June 5, 2016
Jeffrey Dell: from San Marco to San Marcos
Lorenzo de Castro: Jeff, you first came to Venice as a young artist for a one-year fellowship at the Scuola. Eventually you stayed for another year. During these 2 years you taught printmaking to Italian and American art students. How did this experience form you as an educator?
Jeff Dell: The impact was big. As someone who’d just finished grad school, I was facing multiple large challenges: teaching in another country (and another language), teaching both inside and outside of a university’s set of expectations and requirements, and acclimating to a world outside of the hothouse of grad school.
I recall playing games with the Italian students: we’d make a list of five Italian words each class day and then see how many times we could use them that day. This way I was learning the language while they learned to make prints. With the US students, I was their ambassador, as it were. I enjoyed that role, and it got me to study a lot of history and context of what and where we visited. It got me to be more fearless in asking questions than I would have been on my own. I learned to not only be myself, but also to be nimble in planning the curriculum. I also learned that asking good questions is more important than knowing everything before hand.
LdC: I am curious to know what your experience of American culture and society was like after 2 years spent in Venice. Did you see things in a different way?
JD: Experiencing another culture and language deeply is a transformative experience, even if it’s not always easy. It really is one of the most rewarding experiences of my life, and I think everyone should do it. Frankly, I arrived in Venice with a broad dislike/distrust of US culture, and I was automatically more reverent of Italian history and art. This tempered over my time there. I began to see the relative strengths and weaknesses of all cultures.
I had previously lived in China and so was a bit ready for the culture shock of returning to US culture. After living in Venice, it’s often like seeing two of everything. I don’t just see the American thing, but I simultaneously see the Italian version of it as well. For years I had to curb my impulse to talk about it constantly, for fear that friends would find me a bore. Occasionally, an Italian word will come to me before the English. I found myself just the other day describing a well-polished copper plate as “liscio, liscio…” even though here I am in the middle of Texas.
LdC: When you are in Europe and Italy you are just looking at classical art and tradition, or are there more elements that attract and interest you and your students?

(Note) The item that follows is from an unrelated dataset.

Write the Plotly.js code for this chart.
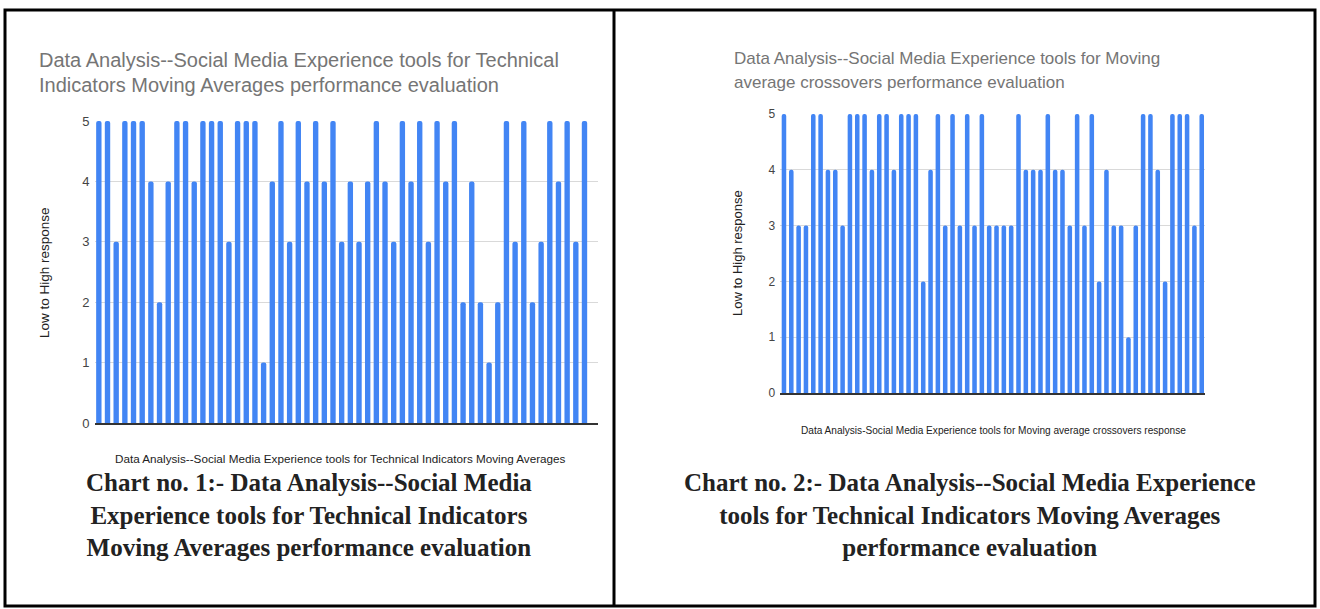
<!DOCTYPE html>
<html>
<head>
<meta charset="utf-8">
<script src="https://cdn.plot.ly/plotly-3.0.1.min.js"></script>
<style>
  html, body { margin: 0; padding: 0; background: #ffffff; }
  #chart { width: 1320px; height: 609px; }
</style>
</head>
<body>
<div id="chart"></div>
<script>
// ---- Data ----
const responses1 = [5,5,3,5,5,5,4,2,4,5,5,4,5,5,5,3,5,5,5,1,4,5,3,5,4,5,4,5,3,
                    4,3,4,5,4,3,5,4,5,3,5,4,5,2,4,2,1,2,5,3,5,2,3,5,4,5,3,5];
const responses2 = [5,4,3,3,5,5,4,4,3,5,5,5,4,5,5,4,5,5,5,2,4,5,3,5,3,5,3,5,
                    3,3,3,3,5,4,4,4,5,4,4,3,5,3,5,2,4,3,3,1,3,5,5,4,2,5,5,5,3,5];
const yTicks = [0,1,2,3,4,5];
const title1 = ["Data Analysis--Social Media Experience tools for Technical",
                "Indicators Moving Averages performance evaluation"];
const title2 = ["Data Analysis--Social Media Experience tools for Moving",
                "average crossovers performance evaluation"];
const xTitle1 = "Data Analysis--Social Media Experience tools for Technical Indicators Moving Averages";
const xTitle2 = "Data Analysis-Social Media Experience tools for Moving average crossovers response";
const yTitle = "Low to High response";
const caption1 = ["Chart no. 1:- Data Analysis--Social Media",
                  "Experience tools for Technical Indicators",
                  "Moving Averages performance evaluation"];
const caption2 = ["Chart no. 2:- Data Analysis--Social Media Experience",
                  "tools for Technical Indicators Moving Averages",
                  "performance evaluation"];

// ---- Layout helpers ----
const W = 1320, H = 609;
const px = x => x / W;
const py = y => 1 - y / H;
const idx = arr => arr.map((_, i) => i + 1);

const BLUE = '#4285F4';
const SANS = '"Liberation Sans", Arial, sans-serif';
const SERIF = '"Liberation Serif", "Times New Roman", serif';

const traces = [
  { type: 'bar', x: idx(responses1), y: responses1, xaxis: 'x', yaxis: 'y',
    marker: { color: BLUE, cornerradius: 2 }, hoverinfo: 'y', showlegend: false },
  { type: 'bar', x: idx(responses2), y: responses2, xaxis: 'x2', yaxis: 'y2',
    marker: { color: BLUE, cornerradius: 2 }, hoverinfo: 'y', showlegend: false }
];

const ann = [];
function addText(text, x, y, size, color, opts) {
  ann.push(Object.assign({ text, xref: 'paper', yref: 'paper', x: px(x), y: py(y),
    showarrow: false, xanchor: 'left', yanchor: 'middle',
    font: { family: SANS, size, color } }, opts || {}));
}
// chart titles
addText(title1[0], 37, 60, 20, '#757575');
addText(title1[1], 37, 85, 20, '#757575');
addText(title2[0], 732, 58, 17, '#757575');
addText(title2[1], 732, 82, 17, '#757575');
// x-axis titles
addText(xTitle1, 340, 458, 11.7, '#222222', { xanchor: 'center' });
addText(xTitle2, 993, 430, 10.1, '#222222', { xanchor: 'center' });
// y-axis titles
addText(yTitle, 44, 273, 13.5, '#222222', { xanchor: 'center', textangle: -90 });
addText(yTitle, 737, 253, 13, '#222222', { xanchor: 'center', textangle: -90 });
// captions (one multi-line text each)
const capText = lines => lines.map(t => '<b>' + t + '</b>').join('<br>');
ann.push({ text: capText(caption1), xref: 'paper', yref: 'paper',
  x: px(309), y: py(515), showarrow: false, xanchor: 'center', yanchor: 'middle', align: 'center',
  font: { family: SERIF, size: 25, color: '#222222' } });
ann.push({ text: capText(caption2), xref: 'paper', yref: 'paper',
  x: px(969), y: py(515), showarrow: false, xanchor: 'center', yanchor: 'middle', align: 'center',
  font: { family: SERIF, size: 25, color: '#222222' } });

const shapes = [
  { type: 'rect', xref: 'paper', yref: 'paper', x0: px(5), x1: px(1315), y0: py(606), y1: py(10),
    line: { color: '#000000', width: 3 }, fillcolor: 'rgba(0,0,0,0)' },
  { type: 'line', xref: 'paper', yref: 'paper', x0: px(614), x1: px(614), y0: py(606), y1: py(10),
    line: { color: '#000000', width: 3 } }
];

function xAxis(domain) {
  return { domain, range: [0.5, 58.5], showticklabels: false, showgrid: false,
    zeroline: false, showline: true, linecolor: '#333333', linewidth: 1.5,
    ticks: '', fixedrange: true };
}
function yAxis(domain, xa, size) {
  return { domain, anchor: xa, range: [0, 5], tickvals: yTicks, ticktext: yTicks.map(String),
    showgrid: true, gridcolor: '#d9d9d9', gridwidth: 1, zeroline: false,
    showline: false, ticks: '', ticklabelstandoff: 4,
    tickfont: { family: SANS, size, color: '#444444' }, fixedrange: true };
}

const layout = {
  width: W, height: H,
  margin: { l: 0, r: 0, t: 0, b: 0 },
  paper_bgcolor: '#ffffff', plot_bgcolor: '#ffffff',
  bargap: 0.38,
  showlegend: false,
  xaxis: xAxis([px(94.5), px(597.5)]),
  yaxis: yAxis([py(423), py(121)], 'x', 13),
  xaxis2: Object.assign(xAxis([px(780.3), px(1205.4)]), { anchor: 'y2' }),
  yaxis2: yAxis([py(393), py(114)], 'x2', 12),
  annotations: ann,
  shapes
};
layout.xaxis.anchor = 'y';

Plotly.newPlot('chart', traces, layout, { staticPlot: true, displayModeBar: false });
</script>
</body>
</html>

JD: the experiences were always broader than classical and Renaissance. The Biennale is foremost, but also Palazzo Grassi and now the Punta della Dogana, which when I was there was more or less a quiet fishing spot for old men (and yes, they actually ate those seppie). Venice is really a major point in the still fairly small circuit of high-end contemporary art. What Venice, and Italy, does not always do well is the broad, messier middle market of contemporary art, basically all those current artists that aren’t blue chip.

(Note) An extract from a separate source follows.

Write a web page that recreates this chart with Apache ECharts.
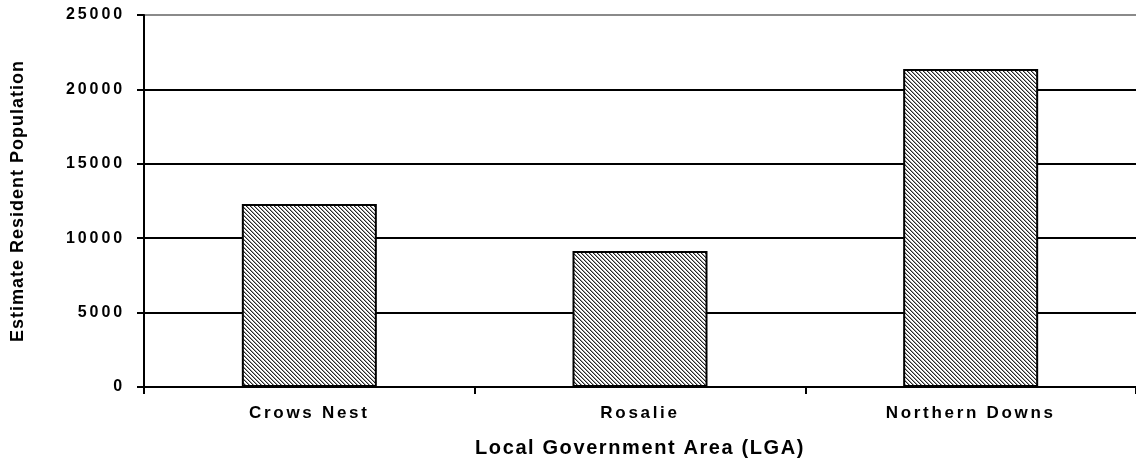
<!DOCTYPE html>
<html>
<head>
<meta charset="utf-8">
<style>
  html, body { margin: 0; padding: 0; background: #fff; }
  #chart { width: 1136px; height: 464px; }
</style>
<script src="https://cdn.jsdelivr.net/npm/echarts@6/dist/echarts.min.js"></script>
</head>
<body>
<div id="chart"></div>
<script>
// Estimated resident population by local government area
const categories = ['Crows Nest', 'Rosalie', 'Northern Downs'];
const population = [12300, 9140, 21370];
const yTicks = [0, 5000, 10000, 15000, 20000, 25000];

// Wide letter tracking for the chart's text, keyed by font size
const tracking = { 16: 2.9, 17: 2.7, 18: 1.0, 20: 1.6 };
const baseFillText = CanvasRenderingContext2D.prototype.fillText;
CanvasRenderingContext2D.prototype.fillText = function (text, x, y, maxWidth) {
  const m = /(\d+(?:\.\d+)?)px/.exec(this.font || '');
  const size = m ? Math.round(+m[1]) : 0;
  if ('letterSpacing' in this) this.letterSpacing = (tracking[size] || 0) + 'px';
  if (maxWidth === undefined) baseFillText.call(this, text, x, y);
  else baseFillText.call(this, text, x, y, maxWidth);
  if ('letterSpacing' in this) this.letterSpacing = '0px';
};

// Diagonal hatch fill for the bars
function hatchPattern() {
  const c = document.createElement('canvas');
  c.width = 4; c.height = 4;
  const ctx = c.getContext('2d');
  ctx.fillStyle = '#fff';
  ctx.fillRect(0, 0, 4, 4);
  for (let y = 0; y < 4; y++) {
    ctx.fillStyle = '#262626';
    ctx.fillRect(y, y, 1, 1);
    ctx.fillStyle = '#a0a0a0';
    ctx.fillRect((y + 1) % 4, y, 1, 1);
  }
  return c;
}

const font = '"Liberation Sans", Arial, sans-serif';
const chart = echarts.init(document.getElementById('chart'), null, { renderer: 'canvas' });

chart.setOption({
  animation: false,
  backgroundColor: '#fff',
  grid: { left: 144, right: 0, top: 15, bottom: 77, containLabel: false },
  xAxis: {
    type: 'category',
    data: categories,
    boundaryGap: true,
    name: 'Local Government Area (LGA)',
    nameLocation: 'middle',
    nameGap: 51,
    nameTextStyle: { fontFamily: font, fontWeight: 'bold', fontSize: 20, color: '#000' },
    axisLine: { lineStyle: { color: '#000', width: 2 } },
    axisTick: { show: true, alignWithLabel: false, length: 7, lineStyle: { color: '#000', width: 2 } },
    axisLabel: { margin: 18, fontFamily: font, fontWeight: 'bold', fontSize: 17, color: '#000' },
    splitLine: { show: false }
  },
  yAxis: {
    type: 'value',
    min: yTicks[0],
    max: yTicks[yTicks.length - 1],
    interval: yTicks[1] - yTicks[0],
    name: 'Estimate Resident Population',
    nameLocation: 'middle',
    nameGap: 117,
    nameTextStyle: { fontFamily: font, fontWeight: 'bold', fontSize: 18, color: '#000' },
    axisLine: { show: true, lineStyle: { color: '#000', width: 2 } },
    axisTick: { show: true, inside: false, length: 7, lineStyle: { color: '#000', width: 2 } },
    axisLabel: {
      margin: 19, fontFamily: font, fontWeight: 'bold', fontSize: 16, color: '#000',
      formatter: function (v) { return String(v); }
    },
    splitLine: { show: true, lineStyle: { color: ['#000', '#000', '#000', '#000', '#000', '#8a8a8a'], width: 2 } }
  },
  series: [{
    type: 'bar',
    data: population,
    barWidth: 135,
    itemStyle: {
      color: { image: hatchPattern(), repeat: 'repeat' },
      borderColor: '#000',
      borderWidth: 2
    }
  }]
});
</script>
</body>
</html>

A revelation for me in Venice was the high number of lesser-known treasures. Places like the Scuola Dalmatia and Carpaccio’s great paintings there, the church of San Zaccaria and the Bellini Sacra Conversazione, as well as the many works in the Accademia and elsewhere. Living in Venice was the first time in my life that I could regularly visit these spaces and objects that exert a huge influence. I learned from them every time I saw them.
LdC: You are always exploring new languages in your art, I have seen this constant quest since I first knew you and I always liked it. This question is similar to the previous one: how did your Venetian experience influence and change your work: was it just aesthetics, or was there more?
JD: It’s interesting. My work has changed a lot over the years (it’s even something I’m asked to speak about occasionally). When I was in Venice, making images of the city in any direct way seemed impossible, overwhelming, although it certainly crept in in many indirect ways. As Mary McCarthy pointed out, there’s no part of Venice that hasn’t been imaged before. But when I arrived in Texas after two years in Venice, I found that I could make direct images of Venice. It’s a city that is fraught with cliché, but it’s also one of the most beautiful, storied, amazing, and complicated cities on the planet. It is old and yet exclusively urban. It is beautiful yet somehow threatening as well. It is touristy yet, looking past that, there is no corner that does not fit into endless histories. I think these contradictions continue to have an influence on my world view and the work I make.
I have a lifetime project of walking every calle, rio terà, campo➤ and walkable space in Venice. I think I’m about half done. I need to get back there. Then, I suppose, I need to start boating every canal.
Jeffrey Dell is a printmaker and Professor at Texas State University➤ San Marcos, TX. He earned his BA from Hamline University➤ St. Paul, MN and his MFA from the University of New Mexico➤ Albuquerque, NM. He is represented by Art Palace Gallery➤ Houston, TX and has exhibited widely, including at Galleri Urbane➤ Dallas, TX; Leipzig International Art Programme➤ Leipzig, Germany; and the International Print Center➤ New York, New York, NY; the Print Center➤ Philadelphia, PA, USA. He was twice a fellow at the Scuola Internazionale di Grafica.